### [INFORMATION PROVIDED]
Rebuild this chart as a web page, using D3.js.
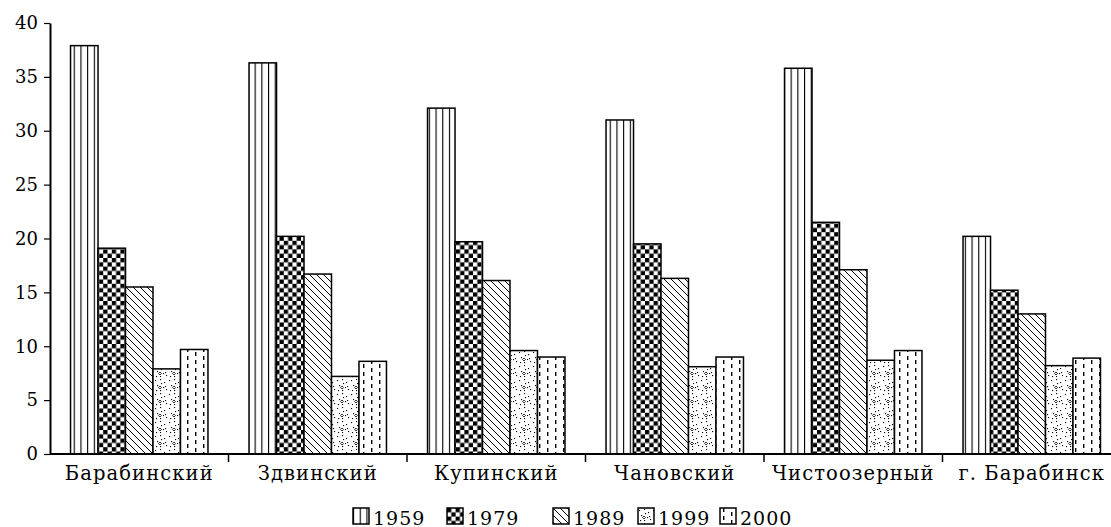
<!DOCTYPE html>
<html><head><meta charset="utf-8">
<script src="https://cdn.jsdelivr.net/npm/d3@7"></script>
<style>
body{margin:0;background:#fff;}
svg{display:block;}
text{font-family:"DejaVu Serif",serif;fill:#000;}
</style></head>
<body><svg id="chart" width="1111" height="527"></svg>
<script>
const categories = ["Барабинский","Здвинский","Купинский","Чановский","Чистоозерный","г. Барабинск"];
const years = ["1959","1979","1989","1999","2000"];
const v1959 = [37.9, 36.3, 32.1, 31.0, 35.8, 20.2];
const v1979 = [19.1, 20.2, 19.7, 19.5, 21.5, 15.2];
const v1989 = [15.5, 16.7, 16.1, 16.3, 17.1, 13.0];
const v1999 = [7.9, 7.2, 9.6, 8.1, 8.7, 8.2];
const v2000 = [9.7, 8.6, 9.0, 9.0, 9.6, 8.9];
const yTicks = [0,5,10,15,20,25,30,35,40];

const series = [v1959, v1979, v1989, v1999, v2000];
const svg = d3.select("#chart");
const defs = svg.append("defs");

// patterns
function pat(id, w, h){
  const p = defs.append("pattern").attr("id", id).attr("patternUnits","userSpaceOnUse").attr("width", w).attr("height", h);
  p.append("rect").attr("width", w).attr("height", h).attr("fill","#fff");
  return p;
}
let p = pat("p1959", 6.7, 10);
p.append("rect").attr("x",0).attr("y",0).attr("width",1.1).attr("height",10).attr("fill","#000");
p = pat("p1979", 8.6, 8.6);
p.append("rect").attr("x",0).attr("y",0).attr("width",4.3).attr("height",4.3).attr("fill","#000");
p.append("rect").attr("x",4.3).attr("y",4.3).attr("width",4.3).attr("height",4.3).attr("fill","#000");
p = pat("p1989", 7, 7);
p.append("path").attr("d","M-1,-1 L8,8 M-8,-1 L1,8 M6,-1 L15,8").attr("stroke","#000").attr("stroke-width",1);
p = pat("p1999", 14, 14);
[[1,2],[6,1],[10,4],[3,7],[9,9],[12,11],[2,12],[6,12],[7,5],[11,8]].forEach(([x,y])=>{
  p.append("rect").attr("x",x).attr("y",y).attr("width",1.1).attr("height",1.1).attr("fill","#000");
});
p.append("path").attr("d","M4.5,9.5 l1.5,-1.5 l1.5,1.5 l-1.5,1.5 z").attr("fill","none").attr("stroke","#000").attr("stroke-width",0.8);
p = pat("p2000", 16, 8);
p.append("rect").attr("x",3).attr("y",0).attr("width",1.4).attr("height",4).attr("fill","#000");
p.append("rect").attr("x",11).attr("y",4).attr("width",1.4).attr("height",4).attr("fill","#000");
const fills = ["url(#p1959)","url(#p1979)","url(#p1989)","url(#p1999)","url(#p2000)"];

const left = 50, step = 178.5;
const x0 = d3.scaleBand().domain(categories).range([left, left + step*categories.length])
  .paddingInner(0.23).paddingOuter(0.115);
const x1 = d3.scaleBand().domain(years).range([0, x0.bandwidth()]).padding(0);
const y = d3.scaleLinear().domain([0,40]).range([454, 23]);

// bars
const g = svg.append("g");
categories.forEach((c, ci) => {
  years.forEach((yr, si) => {
    const v = series[si][ci];
    g.append("rect")
      .attr("x", x0(c) + x1(yr))
      .attr("y", y(v))
      .attr("width", x1.bandwidth())
      .attr("height", y(0) - y(v))
      .attr("fill", fills[si])
      .attr("stroke", "#000").attr("stroke-width", 1.5);
  });
});

// y axis
const ya = svg.append("g").attr("transform", `translate(${left},0)`)
  .call(d3.axisLeft(y).tickValues(yTicks).tickSize(6).tickSizeOuter(0).tickPadding(6));
ya.select(".domain").attr("stroke","#000").attr("stroke-width",2);
ya.selectAll(".tick line").attr("stroke","#000").attr("stroke-width",1.2);
ya.selectAll(".tick text").style("font-family","DejaVu Serif, serif").style("font-size","18px").attr("fill","#000");

// x axis
const xa = svg.append("g").attr("transform", `translate(0,${y(0)})`)
  .call(d3.axisBottom(x0).tickSize(0).tickPadding(12));
xa.select(".domain").attr("d", `M${left},0H1111`).attr("stroke","#000").attr("stroke-width",2);
xa.selectAll(".tick text").style("font-family","DejaVu Serif, serif").style("font-size","19.5px")
  .style("letter-spacing","1.1px").attr("fill","#000");
// boundary ticks
categories.slice(0, -1).forEach(c => {
  const bx = x0(c) + x0.bandwidth() + x0.step()*x0.paddingInner()/2;
  svg.append("line").attr("x1", bx).attr("x2", bx).attr("y1", y(0)).attr("y2", y(0)+8)
    .attr("stroke","#000").attr("stroke-width",1.5);
});

// legend
const legendX = [353, 447, 553, 638, 720];
years.forEach((yr, i) => {
  const lg = svg.append("g").attr("transform", `translate(${legendX[i]},508)`);
  lg.append("rect").attr("width",16).attr("height",16).attr("fill",fills[i]).attr("stroke","#000").attr("stroke-width",1.5);
  lg.append("text").attr("x",20).attr("y",16.5).style("font-size","19px").style("letter-spacing","1px").text(yr);
});
</script></body></html>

### [TO BE DONE]
Set the pictures aside and transcribe the data above exactly.

### [ANSWER TO THIS TASK]
Rebuild this chart as a web page, using D3.js.
<!DOCTYPE html>
<html><head><meta charset="utf-8">
<script src="https://cdn.jsdelivr.net/npm/d3@7"></script>
<style>
body{margin:0;background:#fff;}
svg{display:block;}
text{font-family:"DejaVu Serif",serif;fill:#000;}
</style></head>
<body><svg id="chart" width="1111" height="527"></svg>
<script>
const categories = ["Барабинский","Здвинский","Купинский","Чановский","Чистоозерный","г. Барабинск"];
const years = ["1959","1979","1989","1999","2000"];
const v1959 = [37.9, 36.3, 32.1, 31.0, 35.8, 20.2];
const v1979 = [19.1, 20.2, 19.7, 19.5, 21.5, 15.2];
const v1989 = [15.5, 16.7, 16.1, 16.3, 17.1, 13.0];
const v1999 = [7.9, 7.2, 9.6, 8.1, 8.7, 8.2];
const v2000 = [9.7, 8.6, 9.0, 9.0, 9.6, 8.9];
const yTicks = [0,5,10,15,20,25,30,35,40];

const series = [v1959, v1979, v1989, v1999, v2000];
const svg = d3.select("#chart");
const defs = svg.append("defs");

// patterns
function pat(id, w, h){
  const p = defs.append("pattern").attr("id", id).attr("patternUnits","userSpaceOnUse").attr("width", w).attr("height", h);
  p.append("rect").attr("width", w).attr("height", h).attr("fill","#fff");
  return p;
}
let p = pat("p1959", 6.7, 10);
p.append("rect").attr("x",0).attr("y",0).attr("width",1.1).attr("height",10).attr("fill","#000");
p = pat("p1979", 8.6, 8.6);
p.append("rect").attr("x",0).attr("y",0).attr("width",4.3).attr("height",4.3).attr("fill","#000");
p.append("rect").attr("x",4.3).attr("y",4.3).attr("width",4.3).attr("height",4.3).attr("fill","#000");
p = pat("p1989", 7, 7);
p.append("path").attr("d","M-1,-1 L8,8 M-8,-1 L1,8 M6,-1 L15,8").attr("stroke","#000").attr("stroke-width",1);
p = pat("p1999", 14, 14);
[[1,2],[6,1],[10,4],[3,7],[9,9],[12,11],[2,12],[6,12],[7,5],[11,8]].forEach(([x,y])=>{
  p.append("rect").attr("x",x).attr("y",y).attr("width",1.1).attr("height",1.1).attr("fill","#000");
});
p.append("path").attr("d","M4.5,9.5 l1.5,-1.5 l1.5,1.5 l-1.5,1.5 z").attr("fill","none").attr("stroke","#000").attr("stroke-width",0.8);
p = pat("p2000", 16, 8);
p.append("rect").attr("x",3).attr("y",0).attr("width",1.4).attr("height",4).attr("fill","#000");
p.append("rect").attr("x",11).attr("y",4).attr("width",1.4).attr("height",4).attr("fill","#000");
const fills = ["url(#p1959)","url(#p1979)","url(#p1989)","url(#p1999)","url(#p2000)"];

const left = 50, step = 178.5;
const x0 = d3.scaleBand().domain(categories).range([left, left + step*categories.length])
  .paddingInner(0.23).paddingOuter(0.115);
const x1 = d3.scaleBand().domain(years).range([0, x0.bandwidth()]).padding(0);
const y = d3.scaleLinear().domain([0,40]).range([454, 23]);

// bars
const g = svg.append("g");
categories.forEach((c, ci) => {
  years.forEach((yr, si) => {
    const v = series[si][ci];
    g.append("rect")
      .attr("x", x0(c) + x1(yr))
      .attr("y", y(v))
      .attr("width", x1.bandwidth())
      .attr("height", y(0) - y(v))
      .attr("fill", fills[si])
      .attr("stroke", "#000").attr("stroke-width", 1.5);
  });
});

// y axis
const ya = svg.append("g").attr("transform", `translate(${left},0)`)
  .call(d3.axisLeft(y).tickValues(yTicks).tickSize(6).tickSizeOuter(0).tickPadding(6));
ya.select(".domain").attr("stroke","#000").attr("stroke-width",2);
ya.selectAll(".tick line").attr("stroke","#000").attr("stroke-width",1.2);
ya.selectAll(".tick text").style("font-family","DejaVu Serif, serif").style("font-size","18px").attr("fill","#000");

// x axis
const xa = svg.append("g").attr("transform", `translate(0,${y(0)})`)
  .call(d3.axisBottom(x0).tickSize(0).tickPadding(12));
xa.select(".domain").attr("d", `M${left},0H1111`).attr("stroke","#000").attr("stroke-width",2);
xa.selectAll(".tick text").style("font-family","DejaVu Serif, serif").style("font-size","19.5px")
  .style("letter-spacing","1.1px").attr("fill","#000");
// boundary ticks
categories.slice(0, -1).forEach(c => {
  const bx = x0(c) + x0.bandwidth() + x0.step()*x0.paddingInner()/2;
  svg.append("line").attr("x1", bx).attr("x2", bx).attr("y1", y(0)).attr("y2", y(0)+8)
    .attr("stroke","#000").attr("stroke-width",1.5);
});

// legend
const legendX = [353, 447, 553, 638, 720];
years.forEach((yr, i) => {
  const lg = svg.append("g").attr("transform", `translate(${legendX[i]},508)`);
  lg.append("rect").attr("width",16).attr("height",16).attr("fill",fills[i]).attr("stroke","#000").attr("stroke-width",1.5);
  lg.append("text").attr("x",20).attr("y",16.5).style("font-size","19px").style("letter-spacing","1px").text(yr);
});
</script></body></html>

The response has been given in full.